“It was a virtual tour of the city,” Solomon said. “People saw how bad things were and they would stay at home. They got the feeling of being out there without having to leave their house to satisfy their curiosity,” he said.
North Andover Police Chief Paul Gallagher credited the governor’s ban with “making a big difference” in enabling the town’s Department of Public Works to clear the roads without any problems while minimizing any potentially dangerous traffic situations.
“The public was excellent and the compliance was very good,” Chief Gallagher said.
“Everything went very well during the storm. There were no accidents, no people on the roadway and everybody was safe. The way I perceived it, the ban was to keep the public safe during the time frame. I don’t think the $500 fine or any jail time was the main purpose of the ban,” Gallagher said.

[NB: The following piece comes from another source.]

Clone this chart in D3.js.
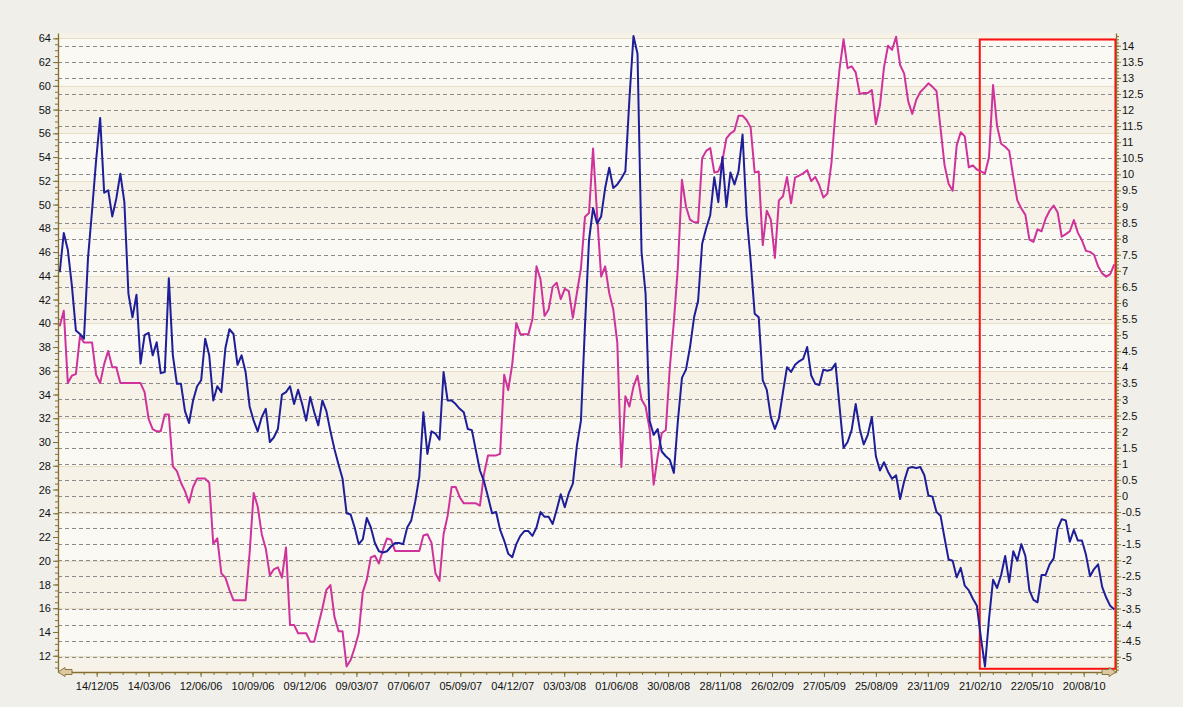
<!DOCTYPE html>
<html><head><meta charset="utf-8">
<script src="https://cdn.jsdelivr.net/npm/d3@7"></script>
<style>
body{margin:0;background:#f0efea;}
svg{display:block;font-family:"Liberation Sans",Arial,sans-serif;}
</style>
</head><body>
<svg id="chart" width="1183" height="707"></svg>
<script>
// ---------- data ----------
const firstWeek = "2005-10-11";           // date of first weekly observation
const domainStart = "2005-10-08";
const domainEnd = "2010-10-15";

const xTickLabels = ["14/12/05","14/03/06","12/06/06","10/09/06","09/12/06","09/03/07","07/06/07",
  "05/09/07","04/12/07","03/03/08","01/06/08","30/08/08","28/11/08","26/02/09","27/05/09",
  "25/08/09","23/11/09","21/02/10","22/05/10","20/08/10"];
const leftTickLabels = [12,14,16,18,20,22,24,26,28,30,32,34,36,38,40,42,44,46,48,50,52,54,56,58,60,62,64];
const rightTickLabels = [-5,-4.5,-4,-3.5,-3,-2.5,-2,-1.5,-1,-0.5,0,0.5,1,1.5,2,2.5,3,3.5,4,4.5,5,5.5,6,
  6.5,7,7.5,8,8.5,9,9.5,10,10.5,11,11.5,12,12.5,13,13.5,14];
const bandEdges = [68,64,60,56,52,48,44,40,36,32,28,24,20,16,12,8];

// blue series (left axis), one value per week
const blueValues = [
 44.3,47.6,46.2,43.2,39.4,39.1,38.7,45.5,49.5,53.7,
 57.3,51.0,51.2,49.0,50.5,52.6,50.2,42.5,40.5,42.4,
 36.6,39.0,39.2,37.3,38.4,35.8,35.9,43.8,37.3,34.9,
 34.9,32.6,31.6,33.5,34.7,35.2,38.7,37.3,33.5,34.7,
 34.2,37.9,39.5,39.1,36.5,37.3,35.9,33.0,31.8,30.9,
 32.1,32.8,30.0,30.4,31.1,34.0,34.2,34.7,33.2,34.4,
 33.2,31.8,33.8,32.5,31.4,33.5,32.6,30.9,29.4,28.1,
 26.9,24.0,23.9,22.8,21.4,21.8,23.6,22.8,21.5,20.8,
 20.7,20.8,21.2,21.5,21.5,21.4,22.8,23.4,25.0,27.1,
 32.5,29.0,30.9,30.7,30.2,35.9,33.5,33.5,33.2,32.8,
 32.5,31.1,31.0,29.3,27.6,26.7,25.4,24.0,24.1,22.6,
 21.7,20.6,20.3,21.4,22.1,22.5,22.5,22.1,22.8,24.1,
 23.7,23.7,23.1,24.3,25.6,24.5,25.7,26.5,29.7,31.8,
 39.8,47.0,49.7,48.4,49.0,51.4,53.1,51.4,51.7,52.2,
 52.8,58.9,64.2,62.7,46.0,42.5,31.8,30.6,31.1,29.2,
 28.8,28.5,27.4,31.8,35.4,36.1,38.0,40.5,41.9,46.7,
 48.0,49.1,52.3,50.2,54.0,49.8,52.7,51.7,52.8,55.9,
 49.1,45.3,40.8,40.5,35.2,34.4,32.1,31.1,32.0,34.2,
 36.3,35.9,36.5,36.8,37.0,38.0,35.6,34.9,34.8,36.1,
 36.0,36.1,36.6,33.0,29.5,30.0,31.0,33.2,31.1,29.8,
 30.6,32.1,28.8,27.6,28.3,27.5,26.9,27.2,25.2,26.7,
 27.8,27.9,27.8,27.9,27.2,25.5,25.4,24.1,23.8,21.9,
 20.1,20.0,18.6,19.4,17.9,17.5,16.8,16.2,13.5,11.1,
 15.1,18.4,17.7,18.8,20.4,18.2,20.8,20.0,21.4,20.4,
 17.5,16.7,16.5,18.8,18.8,19.7,20.2,22.7,23.5,23.4,
 21.6,22.6,21.7,21.7,20.5,18.7,19.3,19.7,17.8,16.9,
 16.2,15.9];

// magenta series (right axis), one value per week
const magentaValues = [
 5.28,5.76,3.51,3.74,3.79,4.96,4.77,4.77,4.77,3.77,
 3.51,4.1,4.51,4.0,4.0,3.51,3.51,3.51,3.51,3.51,
 3.51,3.23,2.40,2.08,2.01,2.01,2.53,2.53,0.92,0.77,
 0.41,0.15,-0.21,0.28,0.54,0.54,0.54,0.41,-1.49,-1.32,
 -2.41,-2.54,-2.92,-3.24,-3.24,-3.24,-3.24,-1.77,0.09,-0.33,
 -1.19,-1.64,-2.47,-2.28,-2.22,-2.54,-1.6,-4.01,-4.01,-4.27,
 -4.27,-4.27,-4.53,-4.53,-4.01,-3.5,-2.92,-2.77,-3.76,-4.21,
 -4.21,-5.3,-5.1,-4.72,-4.27,-2.99,-2.6,-1.91,-1.86,-2.1,
 -1.67,-1.32,-1.36,-1.71,-1.71,-1.71,-1.71,-1.71,-1.71,-1.71,
 -1.23,-1.19,-1.45,-2.41,-2.64,-1.19,-0.62,0.28,0.28,-0.04,
 -0.23,-0.23,-0.23,-0.23,-0.3,0.67,1.26,1.26,1.26,1.31,
 3.77,3.29,4.1,5.38,5.03,5.03,5.03,5.5,7.14,6.73,
 5.6,5.8,6.5,6.63,6.12,6.44,6.37,5.54,6.31,7.08,
 8.68,8.8,10.8,8.74,6.82,7.14,6.31,5.8,4.77,0.9,
 3.1,2.78,3.4,3.74,3.0,2.78,2.08,0.35,1.24,1.95,
 2.05,4.0,5.41,7.14,9.83,9.0,8.59,8.51,8.51,10.5,
 10.73,10.82,10.06,10.09,10.41,11.12,11.27,11.36,11.82,11.82,
 11.69,11.46,10.06,10.09,7.8,8.87,8.59,7.4,9.19,9.32,
 9.92,9.1,9.9,9.96,10.03,10.13,9.79,9.92,9.66,9.28,
 9.4,10.35,11.95,13.27,14.2,13.3,13.36,13.17,12.5,12.53,
 12.53,12.62,11.56,12.14,13.32,14.0,13.87,14.28,13.4,13.13,
 12.27,11.88,12.32,12.56,12.69,12.83,12.72,12.59,11.44,10.28,
 9.71,9.49,10.9,11.31,11.18,10.22,10.28,10.15,10.09,10.03,
 10.54,12.78,11.5,10.95,10.86,10.73,9.93,9.19,8.94,8.74,
 7.97,7.9,8.29,8.23,8.62,8.87,9.03,8.81,8.06,8.14,
 8.23,8.58,8.18,7.95,7.62,7.59,7.5,7.14,6.92,6.82,
 6.9,7.2];

const highlightFrom = "2010-02-21", highlightTo = "2010-10-14";
const highlightLeftRange = [10.9, 63.9];

// ---------- drawing ----------
const parseISO = d3.timeParse("%Y-%m-%d");
const parseLbl = d3.timeParse("%d/%m/%y");
const fmtLbl = d3.timeFormat("%d/%m/%y");
const svg = d3.select("#chart");
const L = 58, R = 1116, T = 33, B = 672;

const x = d3.scaleTime().domain([parseISO(domainStart), parseISO(domainEnd)]).range([L, R]);
const yL = d3.scaleLinear().domain([10.63, 64.45]).range([B, T]);
const yR = d3.scaleLinear().domain([-5.474, 14.395]).range([B, T]);

const t0 = parseISO(firstWeek);
const weekDates = blueValues.map((_, i) => d3.timeDay.offset(t0, 7 * i));

// plot background
const defs = svg.append("defs");
defs.append("clipPath").attr("id", "clip").append("rect")
  .attr("x", L).attr("y", T).attr("width", R - L).attr("height", B - T);
const plot = svg.append("g").attr("clip-path", "url(#clip)");
plot.append("rect").attr("x", L).attr("y", T).attr("width", R - L).attr("height", B - T).attr("fill", "#fbf9f4");
for (let i = 0; i < bandEdges.length - 1; i++) {
  plot.append("rect").attr("x", L).attr("width", R - L)
    .attr("y", yL(bandEdges[i])).attr("height", yL(bandEdges[i + 1]) - yL(bandEdges[i]))
    .attr("fill", i % 2 === 0 ? "#f7f2e7" : "#fbf9f4");
}
plot.selectAll("line.band").data(bandEdges).join("line").attr("class", "band")
  .attr("x1", L).attr("x2", R).attr("y1", d => Math.round(yL(d)) + 0.5).attr("y2", d => Math.round(yL(d)) + 0.5)
  .attr("stroke", "#e8dfc9").attr("stroke-width", 1);
plot.selectAll("line.grid").data(rightTickLabels).join("line").attr("class", "grid")
  .attr("x1", L).attr("x2", R).attr("y1", d => Math.round(yR(d)) + 0.5).attr("y2", d => Math.round(yR(d)) + 0.5)
  .attr("stroke", "#8a8a8a").attr("stroke-width", 1).attr("stroke-dasharray", "4,3");

// highlight rectangle
plot.append("rect")
  .attr("x", x(parseISO(highlightFrom))).attr("y", yL(highlightLeftRange[1]))
  .attr("width", x(parseISO(highlightTo)) - x(parseISO(highlightFrom)))
  .attr("height", yL(highlightLeftRange[0]) - yL(highlightLeftRange[1]))
  .attr("fill", "none").attr("stroke", "#ff1010").attr("stroke-width", 2);

// lines
const magLine = d3.line().x((d, i) => x(weekDates[i])).y(d => yR(d));
const blueLine = d3.line().x((d, i) => x(weekDates[i])).y(d => yL(d));
plot.append("path").datum(magentaValues).attr("d", magLine)
  .attr("fill", "none").attr("stroke", "#cf339b").attr("stroke-width", 2).attr("stroke-linejoin", "round");
plot.append("path").datum(blueValues).attr("d", blueLine)
  .attr("fill", "none").attr("stroke", "#1e1e98").attr("stroke-width", 2).attr("stroke-linejoin", "round");

// axes
const axisColor = "#85702e";
function styleAxis(g) {
  g.select(".domain").attr("stroke", axisColor).attr("stroke-width", 1.3);
  g.selectAll(".tick line").attr("stroke", axisColor);
  g.selectAll(".tick text").attr("fill", "#111").style("font-size", "11px")
    .style("font-family", '"Liberation Sans",Arial,sans-serif');
}
const plain = d => String(d);
// minor ticks
const leftMinor = d3.range(21, 130).map(k => k / 2);
const rightMinor = d3.range(-54, 144).map(k => k / 10);
svg.append("g").attr("transform", `translate(${L},0)`)
  .call(d3.axisLeft(yL).tickValues(leftMinor.filter(v => v >= 10.7 && v <= 64.4)).tickSize(3).tickFormat(""))
  .call(styleAxis).select(".domain").remove();
svg.append("g").attr("transform", `translate(${R},0)`)
  .call(d3.axisRight(yR).tickValues(rightMinor.filter(v => v >= -5.45 && v <= 14.35)).tickSize(3).tickFormat(""))
  .call(styleAxis).select(".domain").remove();

const majorDates = xTickLabels.map(parseLbl);
const xMinor = [];
for (let k = -2; k < (majorDates.length) * 4 + 3; k++) {
  const d = d3.timeHour.offset(majorDates[0], Math.round(22.5 * 24 * k));
  if (d > x.domain()[0] && d < x.domain()[1]) xMinor.push(d);
}
svg.append("g").attr("transform", `translate(0,${B})`)
  .call(d3.axisBottom(x).tickValues(xMinor).tickSize(3).tickFormat(""))
  .call(styleAxis).select(".domain").remove();

svg.append("g").attr("transform", `translate(${L},0)`)
  .call(d3.axisLeft(yL).tickValues(leftTickLabels).tickFormat(plain).tickSize(5).tickPadding(2).tickSizeOuter(0))
  .call(styleAxis);
svg.append("g").attr("transform", `translate(${R},0)`)
  .call(d3.axisRight(yR).tickValues(rightTickLabels).tickFormat(plain).tickSize(5).tickPadding(1).tickSizeOuter(0))
  .call(styleAxis);
svg.append("g").attr("transform", `translate(0,${B})`)
  .call(d3.axisBottom(x).tickValues(majorDates).tickFormat(fmtLbl).tickSize(5).tickPadding(5).tickSizeOuter(0))
  .call(styleAxis);

// scroll arrows
const arrowPath = "M0,0 L7,-4.5 L7,-2.5 L14,-2.5 L14,2.5 L7,2.5 L7,4.5 Z";
svg.append("path").attr("d", arrowPath).attr("transform", `translate(${L},${B})`)
  .attr("fill", "#dcc9a2").attr("stroke", "#8a7640").attr("stroke-width", 1);
svg.append("path").attr("d", arrowPath).attr("transform", `translate(${R},${B}) scale(-1,1)`)
  .attr("fill", "#dcc9a2").attr("stroke", "#8a7640").attr("stroke-width", 1);
</script>
</body></html>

“We weren’t pushing for any criminal action. Even if we stopped someone, we gave them a verbal warning. I don’t think we had problems any way. There were no parking violations and everybody abided by the travel ban,” he said.
Lawrence Police didn’t cite anyone for violating the travel ban, though a few drivers may have been warned, according to Detective Thomas Cuddy.
“I think the ban was a necessary thing,” Cuddy said.
“Clearing the roadways is paramount. You have to let the DPW crews do their job and allowing them to do their job allows emergency personnel to respond as needed. There were 46 cars towed as part of the parking ban. To the best of our knowledge, nobody was cited for driving during the restricted hours,” he said.
Yesterday, the governor stood by his decision to issue the ban, noting that emergency crews only had to rescue a few dozen stranded drivers.